▸ **Available data**:
>>

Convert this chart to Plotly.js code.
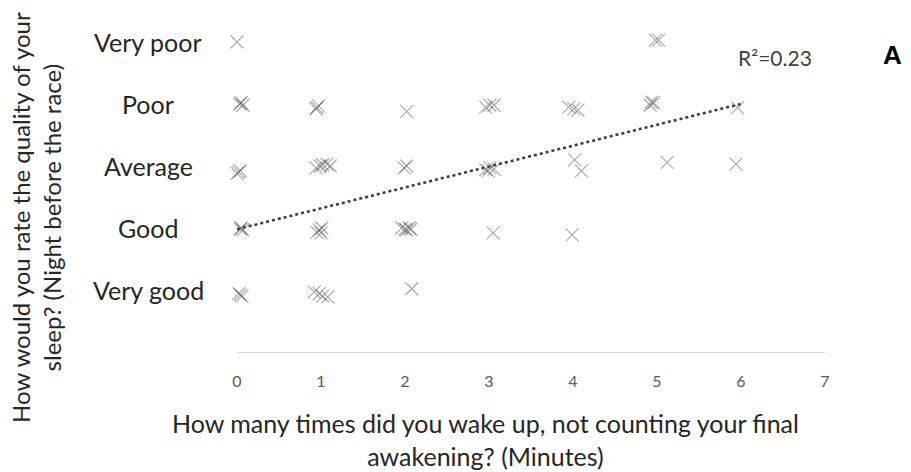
<!DOCTYPE html>
<html>
<head>
<meta charset="utf-8">
<script src="https://cdn.plot.ly/plotly-3.0.1.min.js"></script>
<style>
  html, body { margin: 0; padding: 0; background: #ffffff; }
  #chart { width: 911px; height: 472px; }
</style>
</head>
<body>
<div id="chart"></div>
<script>
// Sleep quality rating (1 = very good ... 5 = very poor) vs. number of night awakenings
const qualityLevels = [1, 2, 3, 4, 5];
const qualityLabels = ['Very good', 'Good', 'Average', 'Poor', 'Very poor'];
const xTicks = [0, 1, 2, 3, 4, 5, 6, 7];

// One entry per runner (slightly offset so coincident answers stay visible)
const wakeups = [
  // Very poor
  0.00, 4.98, 5.02,
  // Poor
  0.05, 0.07, 0.03, 0.95, 0.97, 0.94, 2.02, 2.96, 3.01, 3.06,
  3.95, 4.01, 4.06, 4.92, 4.96, 4.93, 5.96,
  // Average
  0.02, 0.04, 0.00, 0.94, 0.99, 1.02, 1.07, 1.11, 1.99, 2.02,
  2.96, 3.01, 3.06, 2.99, 4.02, 4.10, 5.12, 5.94,
  // Good
  0.04, 0.07, 0.05, 0.98, 1.00, 0.95, 1.01, 1.96, 2.00, 2.05,
  2.07, 2.02, 3.05, 3.99,
  // Very good
  0.04, 0.06, 0.02, 0.92, 0.98, 1.02, 1.08, 2.08
];
const quality = [
  5.00, 5.03, 5.03,
  4.02, 3.98, 4.00, 3.94, 3.97, 3.92, 3.88, 3.95, 3.98, 3.98,
  3.95, 3.92, 3.90, 3.98, 4.02, 4.03, 3.94,
  2.90, 2.92, 2.88, 2.97, 3.00, 3.02, 3.03, 3.00, 2.97, 3.00,
  2.94, 2.97, 2.95, 2.92, 3.10, 2.92, 3.06, 3.03,
  1.98, 1.97, 2.00, 1.97, 1.92, 1.93, 2.00, 2.00, 1.98, 2.00,
  1.98, 1.97, 1.92, 1.89,
  0.92, 0.90, 0.94, 0.97, 0.94, 0.90, 0.89, 1.02
];

// Linear trendline
const trendX = [0, 6];
const trendIntercept = 1.98;
const trendSlope = 0.337;
const rSquaredText = 'R²=0.23';
const panelLetter = 'A';

const yTitle = 'How would you rate the quality of your<br>sleep? (Night before the race)';
const xTitle = 'How many times did you wake up, not counting your final<br>awakening? (Minutes)';

const font = 'Lato, "Open Sans", sans-serif';

const points = {
  type: 'scatter',
  mode: 'markers',
  x: wakeups,
  y: quality,
  cliponaxis: false,
  hoverinfo: 'skip',
  marker: {
    symbol: 'x-thin-open',
    size: 13,
    color: 'rgba(80,80,80,0.5)',
    line: { color: 'rgba(80,80,80,0.5)', width: 1.1 }
  },
  showlegend: false
};

const trend = {
  type: 'scatter',
  mode: 'lines',
  x: trendX,
  y: trendX.map(v => trendIntercept + trendSlope * v),
  cliponaxis: false,
  line: { color: '#3f3f3f', width: 2.6, dash: 'dot' },
  hoverinfo: 'skip',
  showlegend: false
};

// plot area: left edge 237px, width 588px; bottom 352px, height 332px
const px = v => (v - 237) / 588;
const py = v => (352 - v) / 332;

const annotations = qualityLevels.map((lvl, i) => ({
  xref: 'paper', yref: 'y',
  x: px(148), y: lvl,
  xanchor: 'center', yanchor: 'middle',
  text: qualityLabels[i],
  showarrow: false,
  font: { family: font, size: 25, color: '#262626' }
}));

annotations.push(
  {
    xref: 'paper', yref: 'paper',
    x: px(36), y: py(218),
    xanchor: 'center', yanchor: 'middle',
    textangle: -90,
    text: yTitle,
    showarrow: false,
    font: { family: font, size: 24, color: '#262626' }
  },
  {
    xref: 'paper', yref: 'paper',
    x: px(485), y: py(439),
    xanchor: 'center', yanchor: 'middle',
    text: xTitle,
    showarrow: false,
    font: { family: font, size: 25, color: '#262626' }
  },
  {
    xref: 'paper', yref: 'paper',
    x: px(775), y: py(57),
    xanchor: 'center', yanchor: 'middle',
    text: rSquaredText,
    showarrow: false,
    font: { family: font, size: 21, color: '#404040' }
  },
  {
    xref: 'paper', yref: 'paper',
    x: px(892), y: py(55),
    xanchor: 'center', yanchor: 'middle',
    text: '<b>' + panelLetter + '</b>',
    showarrow: false,
    font: { family: 'Liberation Sans, Arial, sans-serif', size: 26, color: '#000000' }
  }
);

const layout = {
  width: 911,
  height: 472,
  margin: { l: 237, r: 86, t: 20, b: 120 },
  paper_bgcolor: '#ffffff',
  plot_bgcolor: '#ffffff',
  xaxis: {
    range: [0, 7],
    tickvals: xTicks,
    ticktext: xTicks.map(String),
    showgrid: false,
    zeroline: false,
    showline: true,
    linecolor: '#d9d9d9',
    linewidth: 1,
    ticks: '',
    ticklabelstandoff: 15,
    tickfont: { family: font, size: 16, color: '#595959' },
    fixedrange: true
  },
  yaxis: {
    range: [0, 332 / 62],
    showgrid: false,
    zeroline: false,
    showline: false,
    showticklabels: false,
    ticks: '',
    fixedrange: true
  },
  annotations: annotations
};

Plotly.newPlot('chart', [trend, points], layout, { staticPlot: true, displayModeBar: false });
</script>
</body>
</html>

<<

▸ **Stated goal**: Check every line of the data above for the string "chart", and copy those that have it.

▸ **Answer for this exercise**:
Convert this chart to Plotly.js code.
  #chart { width: 911px; height: 472px; }
<div id="chart"></div>
Plotly.newPlot('chart', [trend, points], layout, { staticPlot: true, displayModeBar: false });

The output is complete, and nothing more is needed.